February 10th, 2018 by Steve Hanley
Seeking Alpha is the stock analysts site Tesla fans love to hate. Most of its commentary about electric cars predicts Tesla is on the brink of bankruptcy and Elon Musk is not as smart at the average bear. So far, few of the gloomy predictions from skeptics on the site have come true, but that hasn’t stopped Seeking Alpha from being the darling of Tesla short sellers.
But just as bread needs a little leavening to rise, a dash of contrarianism is often useful to see things clearly in the business world. This past week, Seeking Alpha published a story claiming that Tesla’s vaunted Supercharger system is about to change from a moat keeping competitors out into a prison wall trapping Tesla inside. That rather startling conclusion arises from one sentence in a tweet about the Jaguar I-Pace, which is currently undergoing cold weather testing.
— Jaguar (@Jaguar) January 31, 2018
Seems pretty innocuous, doesn’t it? But not to Seeking Alpha analyst Simon Mac. As a former Model S owner, he is well familiar with the charging phenomenon known as tapering. “Jaguar’s tweet has profound implications in this regard — it implies the Jaguar must be able to charge at a near constant 100kW across the important 0-80% range. By contrast, a Tesla can charge at its 120kW for only a small range of specific levels of charge. Once a Tesla battery reaches a state of charge of around 30%, the charge rate drops below that of its British rival, and the Supercharger rate continues to drop off as the battery’s state of charge increases. In other words, the first 30% for a Tesla is zippy, but things then slow to a walk, and finally a crawl.”
Mac says battery chemistry has a lot to do with tapering. “Here’s the simple truth: The pouch prismatic cells using NMC chemistry offer a superior charging experience to Tesla’s cylindrical cells using NCA chemistry. So, Jaguar’s more desirable charging curve is not magic. It’s exactly what one would expect by doubling the size of the battery used in cars [like the Renault Zoe, Nissan LEAF, and BMW i3] with similar cell types. Tesla is alone in its choice of cylindrical cells based on NCA rather than NMC chemistry. And in Europe (and China), at least, that’s shaping up to be a very real disadvantage.”

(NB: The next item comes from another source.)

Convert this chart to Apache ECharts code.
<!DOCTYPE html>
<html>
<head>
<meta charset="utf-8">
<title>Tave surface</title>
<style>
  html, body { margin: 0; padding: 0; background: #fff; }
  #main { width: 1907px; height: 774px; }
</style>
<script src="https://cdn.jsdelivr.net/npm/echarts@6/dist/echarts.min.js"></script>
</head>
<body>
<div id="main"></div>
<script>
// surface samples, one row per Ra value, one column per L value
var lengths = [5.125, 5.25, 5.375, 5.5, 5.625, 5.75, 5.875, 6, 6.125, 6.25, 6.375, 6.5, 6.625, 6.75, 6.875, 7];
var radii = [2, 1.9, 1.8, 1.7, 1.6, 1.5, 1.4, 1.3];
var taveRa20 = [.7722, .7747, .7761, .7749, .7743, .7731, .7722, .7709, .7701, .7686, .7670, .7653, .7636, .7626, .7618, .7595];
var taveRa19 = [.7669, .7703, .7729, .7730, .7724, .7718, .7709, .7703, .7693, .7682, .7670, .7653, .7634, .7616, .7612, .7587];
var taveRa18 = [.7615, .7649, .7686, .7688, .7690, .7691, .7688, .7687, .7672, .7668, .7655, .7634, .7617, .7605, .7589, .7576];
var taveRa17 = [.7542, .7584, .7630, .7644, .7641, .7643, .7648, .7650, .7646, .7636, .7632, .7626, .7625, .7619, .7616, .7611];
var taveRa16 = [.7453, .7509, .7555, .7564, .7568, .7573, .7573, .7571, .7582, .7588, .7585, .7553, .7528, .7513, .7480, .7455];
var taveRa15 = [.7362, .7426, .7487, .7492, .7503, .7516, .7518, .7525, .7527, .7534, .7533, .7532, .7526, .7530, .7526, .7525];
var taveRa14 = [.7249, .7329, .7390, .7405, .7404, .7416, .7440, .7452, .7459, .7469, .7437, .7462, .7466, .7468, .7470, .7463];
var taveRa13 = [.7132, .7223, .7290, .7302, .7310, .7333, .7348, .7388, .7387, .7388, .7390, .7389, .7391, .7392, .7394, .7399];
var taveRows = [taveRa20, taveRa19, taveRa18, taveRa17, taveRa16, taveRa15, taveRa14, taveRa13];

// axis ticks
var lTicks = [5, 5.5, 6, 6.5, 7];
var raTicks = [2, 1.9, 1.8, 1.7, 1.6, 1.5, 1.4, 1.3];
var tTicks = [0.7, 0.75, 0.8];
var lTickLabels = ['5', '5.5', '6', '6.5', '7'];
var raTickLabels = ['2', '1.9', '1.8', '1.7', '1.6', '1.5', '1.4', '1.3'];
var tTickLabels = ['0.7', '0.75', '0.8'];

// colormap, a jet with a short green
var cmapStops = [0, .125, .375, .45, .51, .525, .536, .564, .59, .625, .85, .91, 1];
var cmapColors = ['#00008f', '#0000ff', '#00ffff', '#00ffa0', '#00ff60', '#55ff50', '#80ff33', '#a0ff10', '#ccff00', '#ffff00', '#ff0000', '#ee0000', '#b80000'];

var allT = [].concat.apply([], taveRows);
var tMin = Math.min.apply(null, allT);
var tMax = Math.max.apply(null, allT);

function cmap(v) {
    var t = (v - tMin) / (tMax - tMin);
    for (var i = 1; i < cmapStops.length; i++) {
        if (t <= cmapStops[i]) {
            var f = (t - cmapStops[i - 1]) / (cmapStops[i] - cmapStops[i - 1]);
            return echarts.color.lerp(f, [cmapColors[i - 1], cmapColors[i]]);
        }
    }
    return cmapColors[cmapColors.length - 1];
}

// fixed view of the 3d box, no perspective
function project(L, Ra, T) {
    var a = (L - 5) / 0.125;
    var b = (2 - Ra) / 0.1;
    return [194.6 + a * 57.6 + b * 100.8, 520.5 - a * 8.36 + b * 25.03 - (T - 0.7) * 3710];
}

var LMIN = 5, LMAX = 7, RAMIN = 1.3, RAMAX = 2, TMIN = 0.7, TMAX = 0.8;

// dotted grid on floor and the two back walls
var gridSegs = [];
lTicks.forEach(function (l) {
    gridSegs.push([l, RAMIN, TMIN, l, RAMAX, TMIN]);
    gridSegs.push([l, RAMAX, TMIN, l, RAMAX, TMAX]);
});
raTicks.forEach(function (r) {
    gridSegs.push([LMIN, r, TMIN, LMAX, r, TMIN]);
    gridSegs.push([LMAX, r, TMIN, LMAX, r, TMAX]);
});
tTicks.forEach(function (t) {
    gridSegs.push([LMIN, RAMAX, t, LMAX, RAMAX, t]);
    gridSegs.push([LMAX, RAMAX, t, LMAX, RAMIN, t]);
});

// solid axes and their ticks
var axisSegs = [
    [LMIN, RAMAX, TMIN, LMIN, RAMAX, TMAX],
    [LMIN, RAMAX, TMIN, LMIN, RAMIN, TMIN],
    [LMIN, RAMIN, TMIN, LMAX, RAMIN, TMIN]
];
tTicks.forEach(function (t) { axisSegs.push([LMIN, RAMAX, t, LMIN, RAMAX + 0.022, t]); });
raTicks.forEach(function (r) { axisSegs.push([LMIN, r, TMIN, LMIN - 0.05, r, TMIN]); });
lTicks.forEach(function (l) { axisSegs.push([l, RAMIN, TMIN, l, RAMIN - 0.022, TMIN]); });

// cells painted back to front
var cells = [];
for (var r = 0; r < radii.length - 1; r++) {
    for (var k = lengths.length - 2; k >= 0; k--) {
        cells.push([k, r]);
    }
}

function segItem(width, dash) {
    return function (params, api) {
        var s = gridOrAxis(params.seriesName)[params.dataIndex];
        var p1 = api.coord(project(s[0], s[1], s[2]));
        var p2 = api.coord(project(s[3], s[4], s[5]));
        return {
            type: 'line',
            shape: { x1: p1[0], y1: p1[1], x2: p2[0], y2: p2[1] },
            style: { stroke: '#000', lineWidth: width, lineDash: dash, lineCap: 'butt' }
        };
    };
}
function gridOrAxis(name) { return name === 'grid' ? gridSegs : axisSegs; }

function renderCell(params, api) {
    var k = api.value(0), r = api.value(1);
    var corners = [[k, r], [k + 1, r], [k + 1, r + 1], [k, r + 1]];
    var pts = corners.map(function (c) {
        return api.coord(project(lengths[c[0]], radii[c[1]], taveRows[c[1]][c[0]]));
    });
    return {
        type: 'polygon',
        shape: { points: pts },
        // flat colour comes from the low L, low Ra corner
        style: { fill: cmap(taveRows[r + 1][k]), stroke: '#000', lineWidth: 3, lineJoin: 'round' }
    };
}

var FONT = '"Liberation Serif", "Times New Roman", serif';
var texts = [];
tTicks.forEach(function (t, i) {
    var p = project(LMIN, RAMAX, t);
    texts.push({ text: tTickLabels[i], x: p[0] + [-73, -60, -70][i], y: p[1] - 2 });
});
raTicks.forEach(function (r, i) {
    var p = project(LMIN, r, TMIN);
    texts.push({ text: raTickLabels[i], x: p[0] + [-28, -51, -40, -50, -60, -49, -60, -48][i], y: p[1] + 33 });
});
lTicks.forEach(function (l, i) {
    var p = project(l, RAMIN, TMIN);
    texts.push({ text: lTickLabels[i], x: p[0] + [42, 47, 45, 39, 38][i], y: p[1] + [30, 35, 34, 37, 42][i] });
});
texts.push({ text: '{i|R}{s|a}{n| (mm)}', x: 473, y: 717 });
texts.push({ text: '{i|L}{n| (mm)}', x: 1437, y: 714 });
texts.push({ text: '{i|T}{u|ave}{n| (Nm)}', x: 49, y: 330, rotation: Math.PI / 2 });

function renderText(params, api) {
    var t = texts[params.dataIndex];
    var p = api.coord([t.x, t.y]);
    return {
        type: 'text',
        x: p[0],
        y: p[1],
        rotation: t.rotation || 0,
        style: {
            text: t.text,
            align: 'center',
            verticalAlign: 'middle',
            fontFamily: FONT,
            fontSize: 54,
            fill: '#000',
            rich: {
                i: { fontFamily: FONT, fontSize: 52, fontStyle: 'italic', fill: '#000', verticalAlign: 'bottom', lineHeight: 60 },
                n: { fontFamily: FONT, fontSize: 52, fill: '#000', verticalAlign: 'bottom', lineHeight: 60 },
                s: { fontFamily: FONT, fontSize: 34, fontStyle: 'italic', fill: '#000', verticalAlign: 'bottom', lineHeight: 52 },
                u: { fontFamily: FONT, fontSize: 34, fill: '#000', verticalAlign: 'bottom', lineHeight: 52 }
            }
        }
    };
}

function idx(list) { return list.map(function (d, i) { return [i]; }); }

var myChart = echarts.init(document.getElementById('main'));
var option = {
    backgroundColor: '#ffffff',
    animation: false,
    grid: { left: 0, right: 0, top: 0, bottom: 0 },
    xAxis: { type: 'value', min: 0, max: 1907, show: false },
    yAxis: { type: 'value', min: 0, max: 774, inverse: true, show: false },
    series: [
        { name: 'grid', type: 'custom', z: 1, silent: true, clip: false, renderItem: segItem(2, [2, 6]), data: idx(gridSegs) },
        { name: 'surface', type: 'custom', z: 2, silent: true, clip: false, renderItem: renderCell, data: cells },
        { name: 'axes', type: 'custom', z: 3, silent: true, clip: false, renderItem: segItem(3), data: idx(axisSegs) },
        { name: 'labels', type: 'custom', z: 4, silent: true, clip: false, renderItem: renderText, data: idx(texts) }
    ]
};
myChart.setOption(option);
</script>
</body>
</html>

Mac explains the difference in user experience this way. With a Tesla, when you charge is often dictated by your state of charge. If you want to stop an hour into a long trip for a coffee, your Tesla battery still has a nearly full state of charge. Because of tapering, charging that early in a journey will add relatively few extra miles per minute. You are better off waiting until the battery is nearly depleted in order to get the maximum possible charging rate. With prismatic NMC cells, the charge rate is virtually the same regardless of the state of charge, which gives drivers more flexibility in how to plan their travels. It makes the car the servant of the operator rather than the operator a servant of the car.

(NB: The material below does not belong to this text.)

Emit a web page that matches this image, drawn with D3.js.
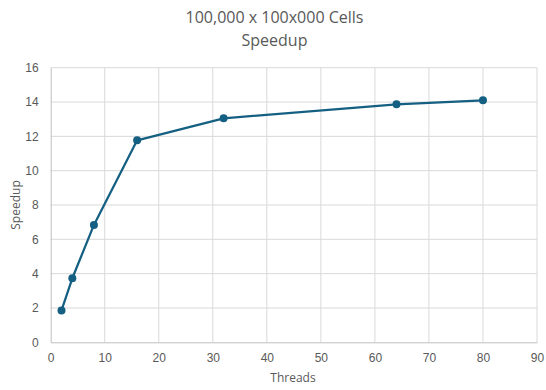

Now that CCS is the official charging standard in Europe, Mac expects it to compete aggressively with Tesla’s proprietary Supercharger network. Interestingly, Tesla quietly joined the CCS consortium in 2016. How Superchargers and CCS networks will fit with each other in the future remains to be seen.
What customers really want is convenience. The Holy Grail for EV drivers is charging up as quickly as possible. Elon Musk is talking about making charging locations that are one part recharging spots and one part amusement park, but do people really want to (A) be entertained while charging or (B) get in and get out as quickly as possible? If Simon Mac is correct, the answer is B. In that case, NMC prismatic cells and CCS charging may well carry the day and Tesla could be on the outside looking in.